Il évoque aussi sa spiritualité de la « brèche » où Dieu, « un Seigneur qui est du côté de la vie », peut entrer.

Voici notre traduction de ce long article de la revue jésuite en quatre volets, les 9, 10, 11 et 12 septembre 2021.

AK

N. B. Les citations en italiques sont traduites de l’italien et ne représentent donc pas les paroles originales des livres français cités.

Pour construire une Eglise plus aimable et plus aimante (3/4)

Une Église qui « se construit »

Un fait singulier dans la vie de Madeleine aide à comprendre sa conception de l’Église. En 1952 elle fit un voyage éclair à Rome, pour aller prier sur la tombe de Pierre. Elle avait manifesté à ses compagnes son besoin de prier pour la Mission de France. Elle était convaincue que les prêtres ouvriers perdaient le fondement de la prière et elle avait senti la nécessité d’accomplir un pèlerinage à Rome, d’aller prier sur la tombe de saint Pierre. Elle voulait le faire pour demander que la grâce de l’apostolat qui avait été donnée à la France ne soit pas perdue, mais qu’elle reste dans l’unité et qu’elle soit reconnue et renforcée par l’Église.

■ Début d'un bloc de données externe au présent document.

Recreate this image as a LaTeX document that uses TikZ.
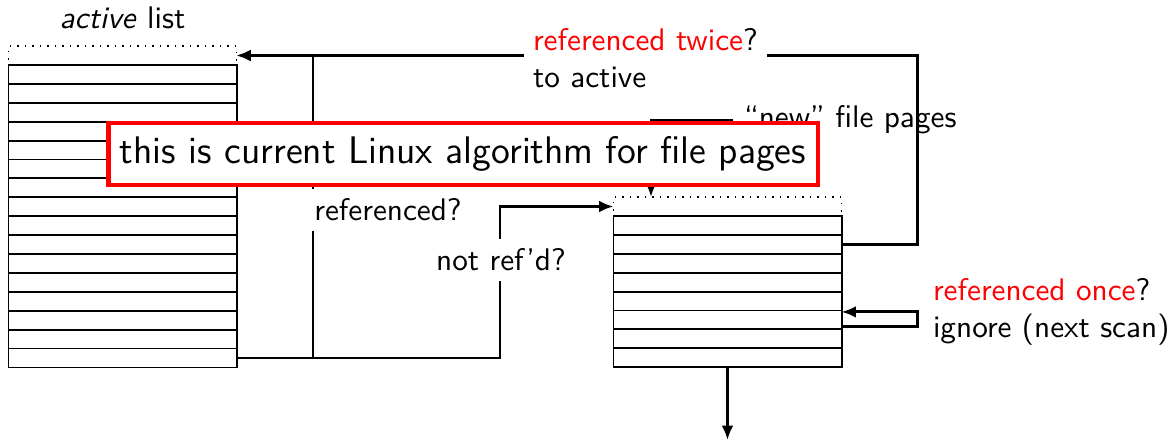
\documentclass[tikz,border=0pt]{standalone}
\usepackage{fontspec}
\usetikzlibrary{arrows,arrows.meta,positioning,calc}
\renewcommand{\familydefault}{\sfdefault}

\begin{document}
\begin{tikzpicture}[>={Latex[length=4.6pt,width=3.8pt]},x=0.32pt,y=-0.32pt]
        \tikzset{pagerow/.style={draw, rectangle, semithick, minimum width=73pt, minimum height=6.05pt, inner sep=0pt, outer sep=0pt},
        freeslot/.style={pagerow, thin, dotted},
        link/.style={draw, line width=0.95pt},
        lbl/.style={fill=white, align=left, inner sep=3pt},
        note/.style={draw=red, line width=1.4pt, fill=white, font=\fontsize{12.3}{15}\selectfont, minimum width=227pt, minimum height=19.8pt}
        }
        \useasboundingbox (0,0) rectangle (1168,443);
        \coordinate (refx) at (313,0);
        \coordinate (nrefx) at (500,0);
        \coordinate (loopx) at (917,0);
        \coordinate (newx) at (651,0);
        \coordinate (evicted) at (727.5,440);
%% active list
        \node [freeslot] (activetop) at (122.5,55.5) {};
        \node [above=2pt of activetop] (activelabel) {\textit{active} list};
        \node [pagerow, below=0pt of activetop] (active1) {};
        \foreach \i [remember=\i as \j (initially 1)] in {2,...,16}
            \node [pagerow, below=0pt of active\j] (active\i) {};
%% inactive list
        \node [freeslot] (inactivetop) at (727.5,206.5) {};
        \node [pagerow, below=0pt of inactivetop] (inactive1) {};
        \foreach \i [remember=\i as \j (initially 1)] in {2,...,8}
            \node [pagerow, below=0pt of inactive\j] (inactive\i) {};
%% paths
        \path[link,->] (active16.east) -| (refx |- activetop.east) -- (activetop.east);
        \path[link,->] (active16.east) -| (nrefx |- inactivetop.west) -- (inactivetop.west);
        \path[link,->] (inactive2.east) -| (loopx |- activetop.east) -- (activetop.east);
        \path[link,->] ($(inactive6.east)+(0,7)$) -| ($(loopx |- inactive6.east)+(0,-8)$)
                    -- ($(inactive6.east)+(0,-8)$);
        \path[link,->] (inactive8.south) -- (evicted);
        \node [anchor=west] (newpages) at (733,120) {``new'' file pages};
        \path[link,->] (newpages.west) -| (newx |- inactivetop.north);
%% labels
        \node [lbl, anchor=west] (twice) at (523,58) {\textcolor{red}{referenced twice}?\\to active};
        \node [lbl] (refd) at (388,210) {referenced?};
        \node [lbl] (notrefd) at (501,260) {not ref'd?};
        \node [lbl, anchor=west] (once) at (923,312) {\textcolor{red}{referenced once}?\\ignore (next scan)};
        \node [note] (algo) at (463,154) {this is current Linux algorithm for file pages};
\end{tikzpicture}
\end{document}
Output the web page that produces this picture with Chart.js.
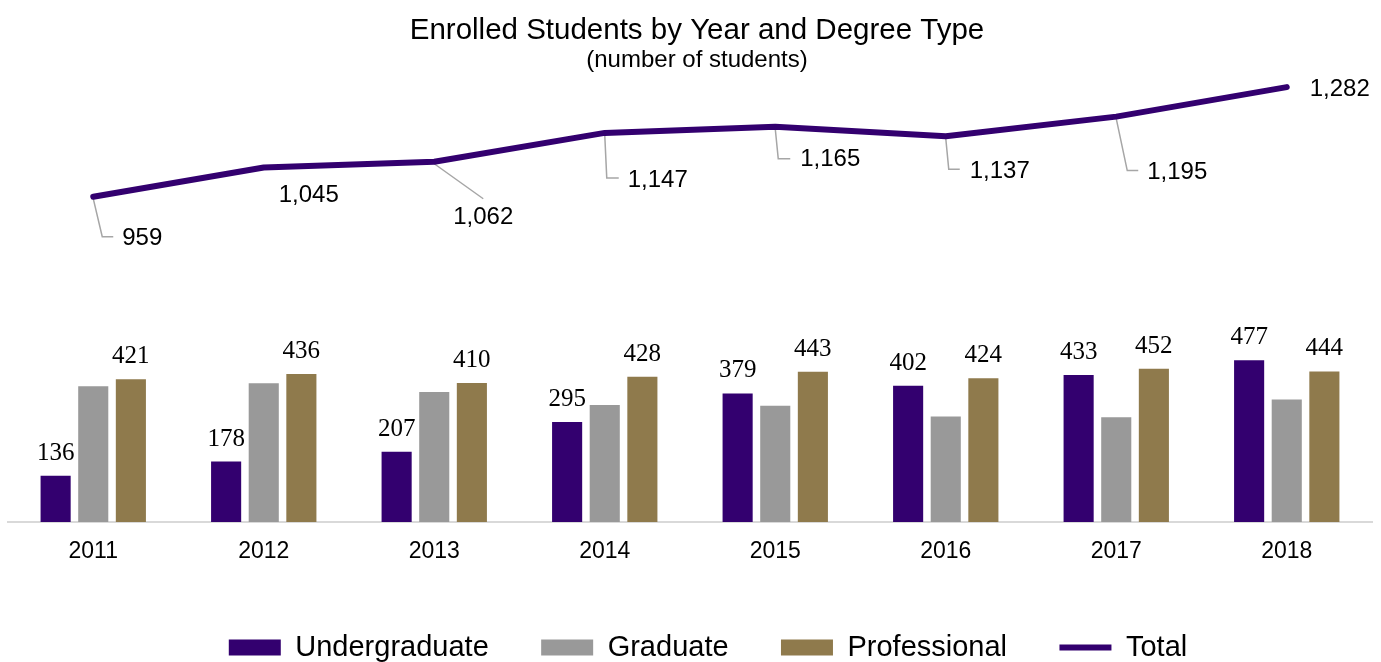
<!DOCTYPE html>
<html>
<head>
<meta charset="utf-8">
<script src="https://cdn.jsdelivr.net/npm/chart.js@4/dist/chart.umd.min.js"></script>
<style>
  html, body { margin: 0; padding: 0; background: #ffffff; }
  #wrap { width: 1381px; height: 662px; }
</style>
</head>
<body>
<div id="wrap"><canvas id="c" width="1381" height="662"></canvas></div>
<script>
// ---- data ----
const years = ['2011', '2012', '2013', '2014', '2015', '2016', '2017', '2018'];
const undergraduate = [136, 178, 207, 295, 379, 402, 433, 477];
const graduate = [400, 409, 383, 345, 343, 311, 309, 361];
const professional = [421, 436, 410, 428, 443, 424, 452, 444];
const total = [959, 1045, 1062, 1147, 1165, 1137, 1195, 1282];

const titleText = 'Enrolled Students by Year and Degree Type';
const subtitleText = '(number of students)';

// ---- styles ----
const PURPLE = '#33006F';
const GRAY = '#999999';
const GOLD = '#8F7A4C';
const SANS = '"Liberation Sans", Arial, sans-serif';
const SERIF = '"Liberation Serif", "Times New Roman", serif';

// label placement for the Total series (pixel offsets from each point)
const totalLabelPlacement = [
  { text: [29, 42], align: 'left', leader: [[0, 2], [9, 40], [20, 40]] },
  { text: [45, 28], align: 'center', leader: null },
  { text: [49, 56], align: 'center', leader: [[0, 2], [49, 37]] },
  { text: [23, 47], align: 'left', leader: [[0, 2], [2, 45], [14, 45]] },
  { text: [25, 33], align: 'left', leader: [[0, 2], [3, 32], [15, 32]] },
  { text: [24, 35], align: 'left', leader: [[0, 2], [3, 33], [14, 33]] },
  { text: [31, 56], align: 'left', leader: [[0, 2], [11, 54], [22, 54]] },
  { text: [23, 2], align: 'left', leader: null }
];

// horizontal nudges of the header and legend blocks
const blockShift = { title: 7, subtitle: 7, legend: 18 };

const fmt = v => v.toLocaleString('en-US');

const labelsPlugin = {
  id: 'customLabels',
  afterLayout(chart) {
    chart.boxes.forEach(b => {
      let s = 0;
      if (b === chart.legend) s = blockShift.legend;
      else if (b.options && b.options.text === titleText) s = blockShift.title;
      else if (b.options && b.options.text === subtitleText) s = blockShift.subtitle;
      if (s) { b.left += s; b.right += s; }
    });
  },
  beforeDatasetsDraw(chart) {
    const ctx = chart.ctx;
    const meta = chart.getDatasetMeta(3);
    ctx.save();
    ctx.strokeStyle = '#A6A6A6';
    ctx.lineWidth = 1.5;
    meta.data.forEach((pt, i) => {
      const p = totalLabelPlacement[i];
      if (!p.leader) return;
      ctx.beginPath();
      p.leader.forEach(([dx, dy], k) => {
        if (k === 0) ctx.moveTo(pt.x + dx, pt.y + dy);
        else ctx.lineTo(pt.x + dx, pt.y + dy);
      });
      ctx.stroke();
    });
    ctx.restore();
  },
  afterDatasetsDraw(chart) {
    const ctx = chart.ctx;
    ctx.save();
    // bar value labels (Undergraduate & Professional)
    ctx.font = '25px ' + SERIF;
    ctx.fillStyle = '#000000';
    ctx.textAlign = 'center';
    ctx.textBaseline = 'alphabetic';
    [0, 2].forEach(di => {
      const meta = chart.getDatasetMeta(di);
      const vals = chart.data.datasets[di].data;
      meta.data.forEach((bar, i) => {
        ctx.fillText(fmt(vals[i]), bar.x, bar.y - 16);
      });
    });
    // total labels
    ctx.font = '24px ' + SANS;
    ctx.textBaseline = 'middle';
    const meta = chart.getDatasetMeta(3);
    meta.data.forEach((pt, i) => {
      const p = totalLabelPlacement[i];
      ctx.textAlign = p.align;
      ctx.fillText(fmt(total[i]), pt.x + p.text[0], pt.y + p.text[1]);
    });
    ctx.restore();
  }
};

new Chart(document.getElementById('c'), {
  data: {
    labels: years,
    datasets: [
      { type: 'bar', label: 'Undergraduate', data: undergraduate, backgroundColor: PURPLE, borderWidth: 0, pointStyle: 'rect' },
      { type: 'bar', label: 'Graduate', data: graduate, backgroundColor: GRAY, borderWidth: 0, pointStyle: 'rect' },
      { type: 'bar', label: 'Professional', data: professional, backgroundColor: GOLD, borderWidth: 0, pointStyle: 'rect' },
      { type: 'line', label: 'Total', data: total, borderColor: PURPLE, backgroundColor: PURPLE,
        borderWidth: 6, pointRadius: 0, pointStyle: 'line', tension: 0,
        borderCapStyle: 'round', borderJoinStyle: 'round', fill: false }
    ]
  },
  options: {
    responsive: false,
    animation: false,
    events: [],
    layout: { padding: { left: 8, right: 9, top: 0, bottom: -10 } },
    datasets: {
      bar: { categoryPercentage: 0.662, barPercentage: 0.8 }
    },
    scales: {
      x: {
        offset: true,
        grid: { display: false, drawTicks: false },
        border: { display: true, color: '#D9D9D9', width: 2 },
        ticks: { color: '#000000', font: { family: SANS, size: 23 }, padding: 15.5 }
      },
      y: {
        display: false,
        min: 0,
        max: 1300
      }
    },
    plugins: {
      title: {
        display: true, text: titleText, color: '#000000',
        font: { family: SANS, size: 29.5, weight: 'normal', lineHeight: 1.2 },
        padding: { top: 13, bottom: 0 }
      },
      subtitle: {
        display: true, text: subtitleText, color: '#000000',
        font: { family: SANS, size: 24, weight: 'normal', lineHeight: 1.0 },
        padding: { top: 0, bottom: 8.6 }
      },
      legend: {
        position: 'bottom',
        labels: {
          color: '#000000',
          font: { family: SANS, size: 29 },
          usePointStyle: true,
          pointStyleWidth: 52,
          boxHeight: 16,
          padding: 52.4
        }
      },
      tooltip: { enabled: false }
    }
  },
  plugins: [labelsPlugin]
});
</script>
</body>
</html>
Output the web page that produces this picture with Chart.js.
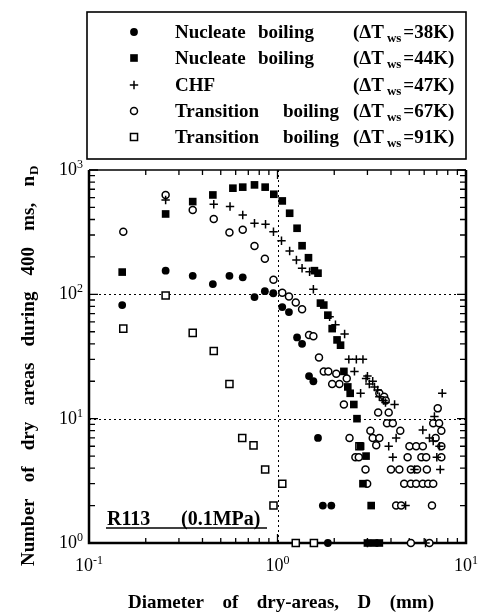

Cependant, quelqu’un lui fit remarquer qu’il pouvait être coûteux de se rendre à Rome seulement pour quelques heures à Saint-Pierre.

Cette même semaine, une amie sud-américaine de Madeleine, qui avait rendu visite à sa communauté, n’ayant pas réussi à acheter des fleurs qu’elle aurait voulu donner à la communauté, acheta un billet de loterie. Elle le laissa sur la table et personne n’en fit cas, jusqu’à ce que l’on découvre qu’il s’agissait d’un billet gagnant. Et qu’il valait la somme nécessaire pour le voyage de Madeleine! De sorte qu’elle voyagea deux jours et deux nuits, passa 12 heures quasi interrompues en prière auprès de saint Pierre – à cœur perdu… et à perdre cœur – et retourna dans son pays. Et au cours de ces heures d’aventure elle ne soupçonnait pas qu’un certain Jean Guéguen l’attendait à la gare de Termini, ce 6 mai 1952, avec une invitation à une audience de Pie XII.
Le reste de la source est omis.